▶ _Rows from a dataset of charts and code_:
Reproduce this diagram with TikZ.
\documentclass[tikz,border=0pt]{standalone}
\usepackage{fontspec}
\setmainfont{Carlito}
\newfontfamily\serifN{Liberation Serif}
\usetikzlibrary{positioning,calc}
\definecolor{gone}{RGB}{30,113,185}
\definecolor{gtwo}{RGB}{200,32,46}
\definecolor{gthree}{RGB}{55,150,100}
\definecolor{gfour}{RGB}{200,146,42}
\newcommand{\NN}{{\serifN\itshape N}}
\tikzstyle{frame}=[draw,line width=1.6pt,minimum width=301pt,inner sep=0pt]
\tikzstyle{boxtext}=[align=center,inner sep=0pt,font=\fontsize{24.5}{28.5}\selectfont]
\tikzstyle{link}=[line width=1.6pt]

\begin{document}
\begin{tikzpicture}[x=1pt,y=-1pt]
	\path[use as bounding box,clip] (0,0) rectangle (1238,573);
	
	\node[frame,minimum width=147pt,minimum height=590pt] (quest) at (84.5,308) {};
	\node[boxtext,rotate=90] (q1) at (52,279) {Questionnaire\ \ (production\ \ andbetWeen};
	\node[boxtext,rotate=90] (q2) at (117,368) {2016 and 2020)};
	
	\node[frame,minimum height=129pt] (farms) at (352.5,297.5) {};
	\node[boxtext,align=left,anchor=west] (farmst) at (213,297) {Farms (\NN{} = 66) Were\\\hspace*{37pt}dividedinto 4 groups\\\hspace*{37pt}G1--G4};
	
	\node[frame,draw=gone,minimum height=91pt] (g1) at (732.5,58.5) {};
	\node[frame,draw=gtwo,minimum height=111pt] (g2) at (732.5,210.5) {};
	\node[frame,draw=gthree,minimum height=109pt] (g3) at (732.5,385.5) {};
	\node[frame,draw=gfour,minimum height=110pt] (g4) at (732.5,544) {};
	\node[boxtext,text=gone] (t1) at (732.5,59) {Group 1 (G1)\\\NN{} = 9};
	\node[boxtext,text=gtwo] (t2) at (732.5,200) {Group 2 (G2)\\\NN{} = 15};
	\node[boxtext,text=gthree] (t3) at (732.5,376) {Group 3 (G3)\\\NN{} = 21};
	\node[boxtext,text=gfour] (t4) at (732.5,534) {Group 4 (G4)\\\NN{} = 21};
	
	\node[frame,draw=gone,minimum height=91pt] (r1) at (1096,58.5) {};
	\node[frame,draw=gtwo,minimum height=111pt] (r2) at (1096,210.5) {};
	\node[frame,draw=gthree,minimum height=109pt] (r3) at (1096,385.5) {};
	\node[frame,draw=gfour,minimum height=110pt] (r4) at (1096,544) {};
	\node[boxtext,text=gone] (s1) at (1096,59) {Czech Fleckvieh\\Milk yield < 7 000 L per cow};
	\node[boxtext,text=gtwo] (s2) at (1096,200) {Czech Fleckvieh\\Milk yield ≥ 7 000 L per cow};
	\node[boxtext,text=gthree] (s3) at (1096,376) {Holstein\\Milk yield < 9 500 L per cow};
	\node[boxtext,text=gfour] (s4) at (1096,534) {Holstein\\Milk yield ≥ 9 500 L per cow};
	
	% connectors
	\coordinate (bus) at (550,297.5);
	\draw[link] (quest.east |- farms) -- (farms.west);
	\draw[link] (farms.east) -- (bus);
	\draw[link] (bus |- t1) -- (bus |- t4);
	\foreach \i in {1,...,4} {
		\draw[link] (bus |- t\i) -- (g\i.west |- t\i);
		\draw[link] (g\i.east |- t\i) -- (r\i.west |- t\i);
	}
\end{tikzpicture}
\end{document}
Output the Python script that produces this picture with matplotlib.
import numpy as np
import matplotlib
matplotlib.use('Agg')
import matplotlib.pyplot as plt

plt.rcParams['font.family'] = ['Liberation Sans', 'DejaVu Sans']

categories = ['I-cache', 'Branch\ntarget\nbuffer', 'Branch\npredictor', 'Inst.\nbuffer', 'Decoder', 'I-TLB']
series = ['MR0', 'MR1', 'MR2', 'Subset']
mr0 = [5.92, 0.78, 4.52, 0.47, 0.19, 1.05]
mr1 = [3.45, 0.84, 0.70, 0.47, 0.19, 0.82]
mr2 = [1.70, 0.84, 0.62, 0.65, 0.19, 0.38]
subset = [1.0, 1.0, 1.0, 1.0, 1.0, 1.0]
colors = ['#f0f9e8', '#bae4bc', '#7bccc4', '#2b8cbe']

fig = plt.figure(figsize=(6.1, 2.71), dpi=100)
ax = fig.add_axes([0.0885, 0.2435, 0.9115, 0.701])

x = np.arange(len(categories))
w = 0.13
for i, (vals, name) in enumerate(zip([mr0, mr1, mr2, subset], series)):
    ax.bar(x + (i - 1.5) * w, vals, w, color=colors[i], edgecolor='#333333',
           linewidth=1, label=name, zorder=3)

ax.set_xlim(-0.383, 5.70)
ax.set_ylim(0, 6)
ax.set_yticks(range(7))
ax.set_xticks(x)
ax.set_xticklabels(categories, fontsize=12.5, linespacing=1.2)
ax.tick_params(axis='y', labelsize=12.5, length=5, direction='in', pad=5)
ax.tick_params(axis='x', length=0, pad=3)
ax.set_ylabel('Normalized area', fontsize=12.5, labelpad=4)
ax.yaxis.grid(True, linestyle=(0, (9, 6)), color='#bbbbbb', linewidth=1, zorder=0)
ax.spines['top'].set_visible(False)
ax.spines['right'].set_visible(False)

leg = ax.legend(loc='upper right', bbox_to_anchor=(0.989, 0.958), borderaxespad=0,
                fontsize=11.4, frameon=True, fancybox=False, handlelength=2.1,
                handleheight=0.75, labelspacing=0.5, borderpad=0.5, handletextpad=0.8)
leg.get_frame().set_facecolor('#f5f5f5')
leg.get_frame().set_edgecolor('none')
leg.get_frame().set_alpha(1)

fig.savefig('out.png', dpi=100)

▶ _Your task_: Type out the whole listing above again, exactly as it stands.

▶ _Right answer_:
Reproduce this diagram with TikZ.
\documentclass[tikz,border=0pt]{standalone}
\usepackage{fontspec}
\setmainfont{Carlito}
\newfontfamily\serifN{Liberation Serif}
\usetikzlibrary{positioning,calc}
\definecolor{gone}{RGB}{30,113,185}
\definecolor{gtwo}{RGB}{200,32,46}
\definecolor{gthree}{RGB}{55,150,100}
\definecolor{gfour}{RGB}{200,146,42}
\newcommand{\NN}{{\serifN\itshape N}}
\tikzstyle{frame}=[draw,line width=1.6pt,minimum width=301pt,inner sep=0pt]
\tikzstyle{boxtext}=[align=center,inner sep=0pt,font=\fontsize{24.5}{28.5}\selectfont]
\tikzstyle{link}=[line width=1.6pt]

\begin{document}
\begin{tikzpicture}[x=1pt,y=-1pt]
	\path[use as bounding box,clip] (0,0) rectangle (1238,573);
	
	\node[frame,minimum width=147pt,minimum height=590pt] (quest) at (84.5,308) {};
	\node[boxtext,rotate=90] (q1) at (52,279) {Questionnaire\ \ (production\ \ andbetWeen};
	\node[boxtext,rotate=90] (q2) at (117,368) {2016 and 2020)};
	
	\node[frame,minimum height=129pt] (farms) at (352.5,297.5) {};
	\node[boxtext,align=left,anchor=west] (farmst) at (213,297) {Farms (\NN{} = 66) Were\\\hspace*{37pt}dividedinto 4 groups\\\hspace*{37pt}G1--G4};
	
	\node[frame,draw=gone,minimum height=91pt] (g1) at (732.5,58.5) {};
	\node[frame,draw=gtwo,minimum height=111pt] (g2) at (732.5,210.5) {};
	\node[frame,draw=gthree,minimum height=109pt] (g3) at (732.5,385.5) {};
	\node[frame,draw=gfour,minimum height=110pt] (g4) at (732.5,544) {};
	\node[boxtext,text=gone] (t1) at (732.5,59) {Group 1 (G1)\\\NN{} = 9};
	\node[boxtext,text=gtwo] (t2) at (732.5,200) {Group 2 (G2)\\\NN{} = 15};
	\node[boxtext,text=gthree] (t3) at (732.5,376) {Group 3 (G3)\\\NN{} = 21};
	\node[boxtext,text=gfour] (t4) at (732.5,534) {Group 4 (G4)\\\NN{} = 21};
	
	\node[frame,draw=gone,minimum height=91pt] (r1) at (1096,58.5) {};
	\node[frame,draw=gtwo,minimum height=111pt] (r2) at (1096,210.5) {};
	\node[frame,draw=gthree,minimum height=109pt] (r3) at (1096,385.5) {};
	\node[frame,draw=gfour,minimum height=110pt] (r4) at (1096,544) {};
	\node[boxtext,text=gone] (s1) at (1096,59) {Czech Fleckvieh\\Milk yield < 7 000 L per cow};
	\node[boxtext,text=gtwo] (s2) at (1096,200) {Czech Fleckvieh\\Milk yield ≥ 7 000 L per cow};
	\node[boxtext,text=gthree] (s3) at (1096,376) {Holstein\\Milk yield < 9 500 L per cow};
	\node[boxtext,text=gfour] (s4) at (1096,534) {Holstein\\Milk yield ≥ 9 500 L per cow};
	
	% connectors
	\coordinate (bus) at (550,297.5);
	\draw[link] (quest.east |- farms) -- (farms.west);
	\draw[link] (farms.east) -- (bus);
	\draw[link] (bus |- t1) -- (bus |- t4);
	\foreach \i in {1,...,4} {
		\draw[link] (bus |- t\i) -- (g\i.west |- t\i);
		\draw[link] (g\i.east |- t\i) -- (r\i.west |- t\i);
	}
\end{tikzpicture}
\end{document}
Output the Python script that produces this picture with matplotlib.
import numpy as np
import matplotlib
matplotlib.use('Agg')
import matplotlib.pyplot as plt

plt.rcParams['font.family'] = ['Liberation Sans', 'DejaVu Sans']

categories = ['I-cache', 'Branch\ntarget\nbuffer', 'Branch\npredictor', 'Inst.\nbuffer', 'Decoder', 'I-TLB']
series = ['MR0', 'MR1', 'MR2', 'Subset']
mr0 = [5.92, 0.78, 4.52, 0.47, 0.19, 1.05]
mr1 = [3.45, 0.84, 0.70, 0.47, 0.19, 0.82]
mr2 = [1.70, 0.84, 0.62, 0.65, 0.19, 0.38]
subset = [1.0, 1.0, 1.0, 1.0, 1.0, 1.0]
colors = ['#f0f9e8', '#bae4bc', '#7bccc4', '#2b8cbe']

fig = plt.figure(figsize=(6.1, 2.71), dpi=100)
ax = fig.add_axes([0.0885, 0.2435, 0.9115, 0.701])

x = np.arange(len(categories))
w = 0.13
for i, (vals, name) in enumerate(zip([mr0, mr1, mr2, subset], series)):
    ax.bar(x + (i - 1.5) * w, vals, w, color=colors[i], edgecolor='#333333',
           linewidth=1, label=name, zorder=3)

ax.set_xlim(-0.383, 5.70)
ax.set_ylim(0, 6)
ax.set_yticks(range(7))
ax.set_xticks(x)
ax.set_xticklabels(categories, fontsize=12.5, linespacing=1.2)
ax.tick_params(axis='y', labelsize=12.5, length=5, direction='in', pad=5)
ax.tick_params(axis='x', length=0, pad=3)
ax.set_ylabel('Normalized area', fontsize=12.5, labelpad=4)
ax.yaxis.grid(True, linestyle=(0, (9, 6)), color='#bbbbbb', linewidth=1, zorder=0)
ax.spines['top'].set_visible(False)
ax.spines['right'].set_visible(False)

leg = ax.legend(loc='upper right', bbox_to_anchor=(0.989, 0.958), borderaxespad=0,
                fontsize=11.4, frameon=True, fancybox=False, handlelength=2.1,
                handleheight=0.75, labelspacing=0.5, borderpad=0.5, handletextpad=0.8)
leg.get_frame().set_facecolor('#f5f5f5')
leg.get_frame().set_edgecolor('none')
leg.get_frame().set_alpha(1)

fig.savefig('out.png', dpi=100)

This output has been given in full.